The excuse was not a fact. It was a choice wrapped in the language of impossibility. It is the same logic as a household that says "we cannot afford it," except a household does not issue its own currency. The government does. The limit was never the money. The limit was the willingness to spend it into the places and the people who needed it.
Now I'm still here, still watching, still collecting those vintage textbooks. But I understand something I didn't understand when I started. This isn't just about me not becoming a chemistry teacher, or about those empty lab benches in Wandsworth. It's about every constituency where the resources exist alongside the need, while someone in Westminster says the cupboard is bare. The cupboard was never bare. It was locked.
Cherry Picking
What Lydia experienced has a name.
Selecting only the data points that support a predetermined conclusion while ignoring the rest.

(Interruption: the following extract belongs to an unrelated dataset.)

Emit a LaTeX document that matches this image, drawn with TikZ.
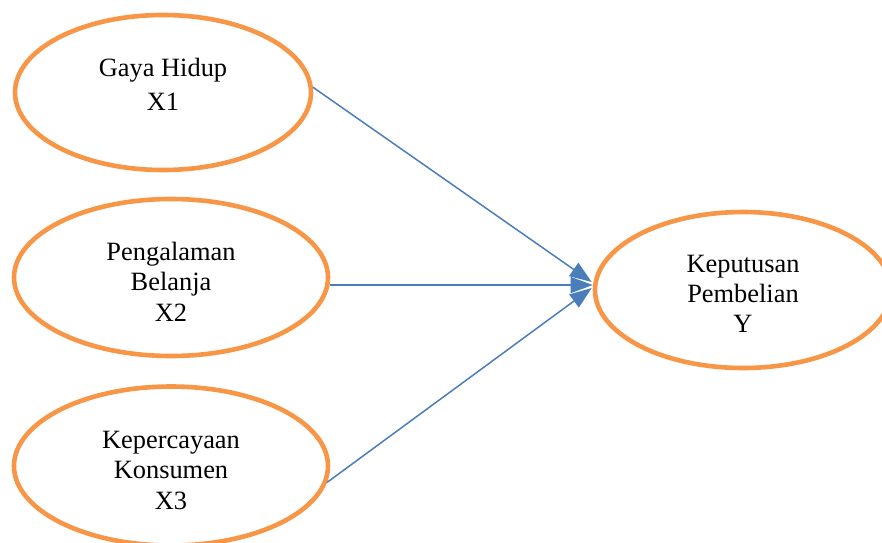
\documentclass[tikz,border=0pt]{standalone}
\usepackage{fontspec}
\setmainfont{Liberation Serif}
\usetikzlibrary{shapes.geometric,arrows.meta,calc}
\definecolor{ovalorange}{HTML}{F79646}
\definecolor{arrowblue}{HTML}{4A7EBB}
\newcommand{\ovaltext}[2]{\fontsize{26.4}{#1}\selectfont\begin{tabular}[t]{@{}c@{}}#2\end{tabular}}
\begin{document}
\begin{tikzpicture}[x=1pt,y=-1pt,
  oval/.style={ellipse,draw=ovalorange,line width=4.6pt,fill=white,inner sep=0pt},
  lbl/.style={anchor=base,inner sep=0pt,text=black},
  conn/.style={draw=arrowblue,line width=1.5pt,-{Triangle[length=22pt,width=16pt]}}]
\useasboundingbox (0,0) rectangle (882,542);
% ovals
\node[oval,minimum width=296pt,minimum height=155pt] (x1) at (163,92.5) {};
\node[oval,minimum width=314pt,minimum height=157pt] (x2) at (171,277.5) {};
\node[oval,minimum width=314pt,minimum height=159pt] (x3) at (171,466) {};
\node[oval,minimum width=296pt,minimum height=156pt] (yy) at (743,290) {};
% labels
\node[lbl] (t1) at (163,76) {\ovaltext{34}{Gaya Hidup\\X1}};
\node[lbl] (t2) at (171,260) {\ovaltext{30.5}{Pengalaman\\Belanja\\X2}};
\node[lbl] (t3) at (171,448) {\ovaltext{30.5}{Kepercayaan\\Konsumen\\X3}};
\node[lbl] (t4) at (743,272) {\ovaltext{30}{Keputusan\\Pembelian\\Y}};
% connectors
\coordinate (tipa) at ($(yy.west)+(-1,-8)$);
\coordinate (tipb) at ($(yy.west)+(0,-5)$);
\coordinate (tipc) at ($(yy.west)+(-1,-2)$);
\draw[conn] (x1.2) -- (tipa);
\draw[conn] (x2.east |- tipb) -- (tipb);
\draw[conn] (x3.-6) -- (tipc);
\end{tikzpicture}
\end{document}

In education, cherry pickers point to isolated training programmes that didn't meet targets or schools that struggled despite investment. They use these exceptions to argue that teacher training bursaries are wasteful, that government spending on education doesn't work, that market forces should determine recruitment. What they ignore is the evidence from every successful education system in the world: sustained public investment in teacher training produces better outcomes than leaving it to individual affordability.
The objection "Look what happened to countries that overspent on public services" relies on this same cherry picking. Countries that issue their own currency have never defaulted due to domestic spending. Greece, the standard example, used the euro – it did not issue its own currency. Nordic countries with large public sectors have fewer debt crises, not more.
The resources existed. The people existed. The decision not to connect them was political, not financial.